What's your take on/experience of good/bad efforts at encouragement?
Comments
To me, encouragement is giving someone what will help them continue. Which might be: your experience is a hard one, and I'm thankful you're on my team because of the wisdom you have gained, and bring to us. Or: you show amazing patience. I expect there's a lot goes on inside that we don't see, but what we see is amazing.
Maybe your friend was still in the early stages of developing her gift?
"And the question that the Bible asks is, 'what does it look like for me to encourage another Christian?' and the Bible gives us the reason for encouraging." I hope there is going to be a follow up blog post, when you have done your talk, with what you have found out about what you have discovered the Bible has to say about these things. Pretty please.

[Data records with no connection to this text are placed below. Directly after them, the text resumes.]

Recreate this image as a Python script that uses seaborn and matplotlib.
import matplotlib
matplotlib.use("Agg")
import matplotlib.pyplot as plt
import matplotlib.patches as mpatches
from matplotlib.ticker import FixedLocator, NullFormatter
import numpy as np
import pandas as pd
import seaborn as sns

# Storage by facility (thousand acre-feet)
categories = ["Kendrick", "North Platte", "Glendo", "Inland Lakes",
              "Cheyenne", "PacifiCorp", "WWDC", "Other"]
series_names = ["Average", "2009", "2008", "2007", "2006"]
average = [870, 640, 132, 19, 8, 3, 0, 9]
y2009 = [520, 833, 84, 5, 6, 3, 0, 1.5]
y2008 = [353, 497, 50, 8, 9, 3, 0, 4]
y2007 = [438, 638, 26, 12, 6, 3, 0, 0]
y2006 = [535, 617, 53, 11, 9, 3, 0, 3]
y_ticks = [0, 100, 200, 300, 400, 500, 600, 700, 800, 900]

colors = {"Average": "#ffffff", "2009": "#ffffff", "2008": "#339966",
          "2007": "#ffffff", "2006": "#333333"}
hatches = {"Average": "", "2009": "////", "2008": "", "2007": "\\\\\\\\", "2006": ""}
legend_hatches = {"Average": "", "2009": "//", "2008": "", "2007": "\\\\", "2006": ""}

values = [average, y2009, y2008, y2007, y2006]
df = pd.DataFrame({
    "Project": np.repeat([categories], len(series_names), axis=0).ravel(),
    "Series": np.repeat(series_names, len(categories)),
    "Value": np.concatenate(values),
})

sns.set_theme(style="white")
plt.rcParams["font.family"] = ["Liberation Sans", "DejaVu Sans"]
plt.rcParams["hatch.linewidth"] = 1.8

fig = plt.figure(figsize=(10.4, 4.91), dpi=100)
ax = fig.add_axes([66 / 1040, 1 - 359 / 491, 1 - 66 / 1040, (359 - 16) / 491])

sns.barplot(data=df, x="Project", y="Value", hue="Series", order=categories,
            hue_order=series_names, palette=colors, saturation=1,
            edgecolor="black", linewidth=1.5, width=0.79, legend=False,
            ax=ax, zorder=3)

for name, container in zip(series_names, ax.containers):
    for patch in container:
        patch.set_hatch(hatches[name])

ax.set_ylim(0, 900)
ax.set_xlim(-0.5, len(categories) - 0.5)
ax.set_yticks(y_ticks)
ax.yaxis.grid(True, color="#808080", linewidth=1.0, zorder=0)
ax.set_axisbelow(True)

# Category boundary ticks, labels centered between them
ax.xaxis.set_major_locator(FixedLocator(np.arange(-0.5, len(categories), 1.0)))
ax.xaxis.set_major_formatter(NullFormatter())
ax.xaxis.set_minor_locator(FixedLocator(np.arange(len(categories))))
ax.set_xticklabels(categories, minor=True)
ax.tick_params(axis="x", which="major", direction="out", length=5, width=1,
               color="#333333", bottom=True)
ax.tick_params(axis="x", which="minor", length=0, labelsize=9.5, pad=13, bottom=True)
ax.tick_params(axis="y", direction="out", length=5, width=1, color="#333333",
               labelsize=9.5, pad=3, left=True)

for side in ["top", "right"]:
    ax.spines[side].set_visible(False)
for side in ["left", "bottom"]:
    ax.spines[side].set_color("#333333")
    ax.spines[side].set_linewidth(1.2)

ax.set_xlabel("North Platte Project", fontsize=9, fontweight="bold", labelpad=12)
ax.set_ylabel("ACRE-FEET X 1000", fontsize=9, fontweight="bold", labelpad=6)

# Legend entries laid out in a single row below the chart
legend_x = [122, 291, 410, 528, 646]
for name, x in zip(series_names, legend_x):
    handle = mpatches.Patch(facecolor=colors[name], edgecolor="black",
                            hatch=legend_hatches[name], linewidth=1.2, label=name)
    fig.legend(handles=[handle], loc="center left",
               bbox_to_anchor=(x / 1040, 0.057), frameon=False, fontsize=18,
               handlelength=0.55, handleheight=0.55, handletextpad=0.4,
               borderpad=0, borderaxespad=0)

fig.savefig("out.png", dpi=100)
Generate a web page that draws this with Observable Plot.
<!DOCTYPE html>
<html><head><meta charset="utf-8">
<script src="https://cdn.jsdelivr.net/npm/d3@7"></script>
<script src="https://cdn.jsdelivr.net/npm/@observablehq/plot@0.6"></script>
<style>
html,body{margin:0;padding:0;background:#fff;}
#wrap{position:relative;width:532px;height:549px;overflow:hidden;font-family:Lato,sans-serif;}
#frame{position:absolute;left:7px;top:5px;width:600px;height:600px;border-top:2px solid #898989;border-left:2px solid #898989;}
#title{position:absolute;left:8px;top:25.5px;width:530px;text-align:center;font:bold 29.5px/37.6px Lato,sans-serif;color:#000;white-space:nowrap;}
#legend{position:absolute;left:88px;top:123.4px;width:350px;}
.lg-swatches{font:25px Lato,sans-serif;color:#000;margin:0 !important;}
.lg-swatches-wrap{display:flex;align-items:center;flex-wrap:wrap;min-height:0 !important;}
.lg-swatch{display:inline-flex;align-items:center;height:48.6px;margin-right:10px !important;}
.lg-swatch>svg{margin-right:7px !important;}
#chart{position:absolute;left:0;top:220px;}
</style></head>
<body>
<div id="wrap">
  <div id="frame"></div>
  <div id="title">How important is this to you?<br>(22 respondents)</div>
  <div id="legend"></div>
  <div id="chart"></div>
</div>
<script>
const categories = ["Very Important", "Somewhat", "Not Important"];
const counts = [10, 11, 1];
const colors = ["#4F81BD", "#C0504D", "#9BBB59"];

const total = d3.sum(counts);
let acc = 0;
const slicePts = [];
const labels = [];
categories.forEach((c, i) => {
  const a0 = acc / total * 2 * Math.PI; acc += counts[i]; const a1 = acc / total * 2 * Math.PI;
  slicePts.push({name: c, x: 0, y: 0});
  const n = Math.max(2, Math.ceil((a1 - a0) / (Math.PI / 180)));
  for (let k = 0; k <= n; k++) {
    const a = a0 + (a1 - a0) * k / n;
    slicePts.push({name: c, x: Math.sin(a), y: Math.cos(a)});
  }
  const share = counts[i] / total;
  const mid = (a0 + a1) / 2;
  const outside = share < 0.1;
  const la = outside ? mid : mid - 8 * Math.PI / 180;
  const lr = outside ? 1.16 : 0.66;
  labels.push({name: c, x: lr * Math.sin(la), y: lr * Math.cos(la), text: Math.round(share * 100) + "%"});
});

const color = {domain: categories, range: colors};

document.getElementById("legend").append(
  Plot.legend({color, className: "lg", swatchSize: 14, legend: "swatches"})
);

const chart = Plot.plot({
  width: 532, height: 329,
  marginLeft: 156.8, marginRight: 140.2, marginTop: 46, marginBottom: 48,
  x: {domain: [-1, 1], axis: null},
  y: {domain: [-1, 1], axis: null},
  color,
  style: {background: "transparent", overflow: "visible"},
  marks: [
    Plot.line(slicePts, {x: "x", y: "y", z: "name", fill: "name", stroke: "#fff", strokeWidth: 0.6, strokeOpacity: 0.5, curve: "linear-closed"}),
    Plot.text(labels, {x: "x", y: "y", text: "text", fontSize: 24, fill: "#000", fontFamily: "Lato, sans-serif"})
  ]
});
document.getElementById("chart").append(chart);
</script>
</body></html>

And also when I was at uni one of my friends used to rub my arm to encourage me, or comfort me. It took a lot of strength not to snatch my arm away, give her a cold withering don't touch my arm look and yell BACK OFF. So I guess we all encourage in different ways and need to be sensitive to it. Want an arm rub?
Had to giggle at the previous comment since the thought of the arm rub creeps me out a bit too. Generally I'm not much of a toucher or hugger.
But I have discovered over the years, like you and others here have said, that it can be different for each person but also at different times. The kind word, the well-timed note (Meredith is good at those!) or even an encouraging text message when I'm feeling down, have all helped at different times. And I'm even getting better at the hugging thing (I think, sometimes it still feels a bit awkward to me), since I know that others do find it encouraging...
Looking forward to hearing more about this topic.
However the trite, brush off: 'I'm praying for you' is profoundly discouraging if you really need some physical support and/or TLC and you find out thats about as much love and attention you're going to get. It's not much help being 'prayed' for when you're ill or in need and you are struggline to deal with the basic necessities of day to day living.